Where Were You When?
I'll never forget where I was when the war started. I was on a JetBlue plane going to Las Vegas. I was meeting up with all my old college buddies for the opening weekend of March Madness. JetBlue was DirecTV onboard, so I got to watch CNN showing live coverage of "Shock and Awe." It was a moment that really showed what generation I belong to: flying on a plane, watching satellite television of the beginning of a war in the Middle East. 

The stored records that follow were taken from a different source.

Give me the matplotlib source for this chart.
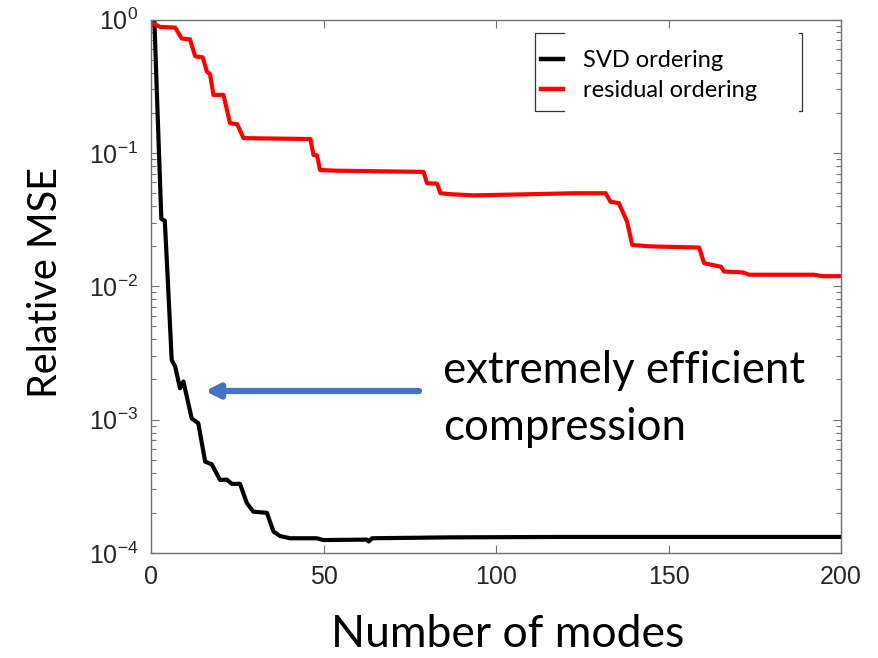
import math
import matplotlib
matplotlib.use("Agg")
import matplotlib.pyplot as plt
import matplotlib.ticker as mticker
from matplotlib.lines import Line2D

# 数据
svd_modes = [1, 2, 3, 4, 5, 6, 7, 8.4, 9.4, 11.8, 13.7, 15.7, 17.6, 20, 22, 23.4, 25.8,
             27.8, 29.7, 33.6, 35.5, 37.4, 40.3, 48, 50, 62.5, 63.1, 64.1, 87, 120, 200]
svd_mse = [0.95, 0.17, 0.032, 0.031, 0.0095, 0.0028, 0.0025, 0.00172, 0.00193, 0.00102,
           0.00094, 0.000484, 0.000463, 0.000353, 0.000355, 0.00033, 0.00033,
           0.000236, 0.000204, 0.0002, 0.000145, 0.000134, 0.000129, 0.000129, 0.000125,
           0.000126, 0.000122, 0.000129, 0.000131, 0.000132, 0.000132]

res_modes = [1, 2.6, 7, 8.9, 11.3, 12.8, 15, 16.2, 17.1, 18.1, 21, 22.9, 25, 26.8, 46.2,
             47.1, 48.1, 49, 53.9, 79, 80, 82.9, 83.9, 86.8, 93.6, 122.6, 131.8, 133.2,
             135.6, 138, 139.5, 144.8, 158.9, 160.3, 165.2, 166.1, 171.5, 173.4, 192.2,
             194.7, 200]
res_mse = [0.925, 0.88, 0.87, 0.72, 0.71, 0.53, 0.52, 0.406, 0.39, 0.272, 0.272, 0.167,
           0.164, 0.129, 0.127, 0.0964, 0.096, 0.0744, 0.0735, 0.072, 0.0592, 0.0588,
           0.0498, 0.049, 0.048, 0.0498, 0.0498, 0.043, 0.042, 0.0305, 0.0204, 0.0199,
           0.0195, 0.0149, 0.014, 0.0129, 0.0127, 0.0122, 0.0122, 0.0119, 0.0119]

labels = ["SVD ordering", "residual ordering"]
x_ticks = [0, 50, 100, 150, 200]
note_lines = ["extremely efficient", "compression"]

plt.rcParams["mathtext.fontset"] = "custom"
plt.rcParams["mathtext.rm"] = "Liberation Sans"
plt.rcParams["mathtext.it"] = "Liberation Sans"

W, H = 879, 658
fig = plt.figure(figsize=(W / 100, H / 100), dpi=100)
ax = fig.add_axes([151 / W, 1 - 553 / H, 690 / W, 533.5 / H])

ax.plot(svd_modes, svd_mse, color="black", lw=3, label=labels[0])
ax.plot(res_modes, res_mse, color="red", lw=3, label=labels[1])

ax.set_yscale("log")
ax.set_xlim(0, 200)
ax.set_ylim(1e-4, 1)
ax.set_xticks(x_ticks)
ax.set_xticklabels([str(t) for t in x_ticks])
ax.yaxis.set_major_locator(mticker.LogLocator(base=10, numticks=10))
ax.yaxis.set_minor_locator(mticker.LogLocator(base=10, subs=range(2, 10), numticks=10))
ax.yaxis.set_minor_formatter(mticker.NullFormatter())
ax.yaxis.set_major_formatter(mticker.FuncFormatter(
    lambda v, p: r"$\mathregular{10^{%d}}$" % round(math.log10(v))))

spine_col = "#707070"
for s in ax.spines.values():
    s.set_color(spine_col)
    s.set_linewidth(1.0)
ax.tick_params(which="both", direction="in", top=True, right=True, color=spine_col,
               labelcolor="#262626", labelsize=18, width=0.8)
ax.tick_params(which="major", length=6, pad=9)
ax.tick_params(which="minor", length=3.5)
for lab in ax.get_xticklabels() + ax.get_yticklabels():
    lab.set_family("Liberation Sans")

ax.set_xlabel("Number of modes", fontsize=32, family="Lato")
ax.xaxis.set_label_coords((508 - 151) / 690, -(614 - 553) / 533.5)
ax.set_ylabel("Relative MSE", fontsize=28.5, family="Lato")
ax.yaxis.set_label_coords(-(151 - 64) / 690, (553 - 282) / 533.5)

# 图例
leg = ax.legend(loc="upper left", bbox_to_anchor=(541 / W, 1 - 50 / H),
                bbox_transform=fig.transFigure, frameon=False,
                prop={"family": "Lato", "size": 17}, handlelength=0.95,
                handletextpad=0.85, labelspacing=0.4, borderpad=0, borderaxespad=0)
for h in leg.get_lines():
    h.set_linewidth(3.2)

# 图例括号框
def px(x, y):
    return x / W, 1 - y / H

bx = [(563.5, 33), (535, 33), (535, 111), (563.5, 111)]
fig.add_artist(Line2D([px(*p)[0] for p in bx], [px(*p)[1] for p in bx],
                      color="#333333", lw=0.9))
bx = [(799.5, 33), (801.7, 33), (801.7, 111), (799.5, 111)]
fig.add_artist(Line2D([px(*p)[0] for p in bx], [px(*p)[1] for p in bx],
                      color="#333333", lw=0.9))

# 箭头和文字注释
ax.annotate("", xy=(205 / W, 1 - 391 / H), xytext=(419 / W, 1 - 391 / H),
            xycoords="figure fraction", textcoords="figure fraction",
            arrowprops=dict(arrowstyle="-|>,head_length=0.8,head_width=0.4",
                            color="#4472C4", lw=4.5, shrinkA=0, shrinkB=0))
fig.text(443 / W, 1 - 383 / H, note_lines[0], fontsize=31.5, family="Lato",
         va="baseline", ha="left")
fig.text(443 / W, 1 - 440 / H, note_lines[1], fontsize=31.5, family="Lato",
         va="baseline", ha="left")

fig.savefig("out.png", dpi=100)
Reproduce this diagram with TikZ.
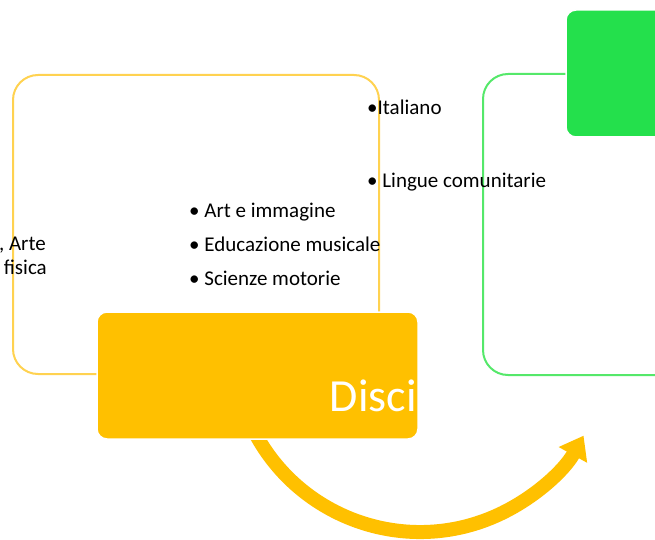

Obligatory "I told you so" Rant
Later on that evening in Vegas, I was sitting in the coffee shop of the Monte Carlo, where we were all staying. I was talking to two of my friends about what was going on in Iraq. My stance then was simple: Give the public the real reasons for the war and maybe it is justified, but don't give false reasons. We live in a democracy, and we can't undertake the ultimate act of a nation-state, war, without honest reasons for it. My father was the veteran of three wars, and he taught me that war is the most horrible thing in the world, but sometimes it is necessary. Was Iraq necessary? There's no way to answer that question without the real reasons.

Alan Greenspan
Which brings me to Alan Greenspan. You gotta figure this guy is feeling some heat with the housing bubble (that he certainly helped create) busting all around. Talk about terrible timing, too: he just released his memoirs. Can't imagine too many of those foreclosure "victims" will be buying that. It did contain one nugget that has turned into controversy. Greenspan claimed that the "Iraq war is largely about oil." 
Wait a minute, didn't I see people in the streets of San Francisco four years ago claiming this? Of course Greenspan has changed his story, I mean clarified his statement. But it brings up an interesting what-if.

Any Reason Will Do
What if the President was honest and had said in 2003 "we need to invade Iraq to secure strategic resources vital to our economy." I'm not saying that would have been honest, though maybe Greenspan thinks it would. Would people have gone along with it? There might have been a typical red-blue divide on it, much more of a divide than we saw back in 2003, but so what? 
There was a lot of blood lust in the air because of 9/11, and that was the biggest reason why people were willing for us to go to war. Not lies from the President. Not fear of WMDs. Not thirst for oil. Nope, it was a thirst for payback that Afghanistan did not quench. Any Arabic target with any reason might have done just fine. There was probably no need for Colin Powell to lie to the UN.

The Blood on Our Hands
That's what nobody wants to admit. You can't just blame Bush, Cheney, and Rumsfeld. We're all to blame. Look at all those Democrats who voted for the war, and who even now are reluctant to take real steps to bring it to an end. The American people would love to wash their hands of it now, but unfortunately it's not so easy. We're going to pay for this sin for a long time.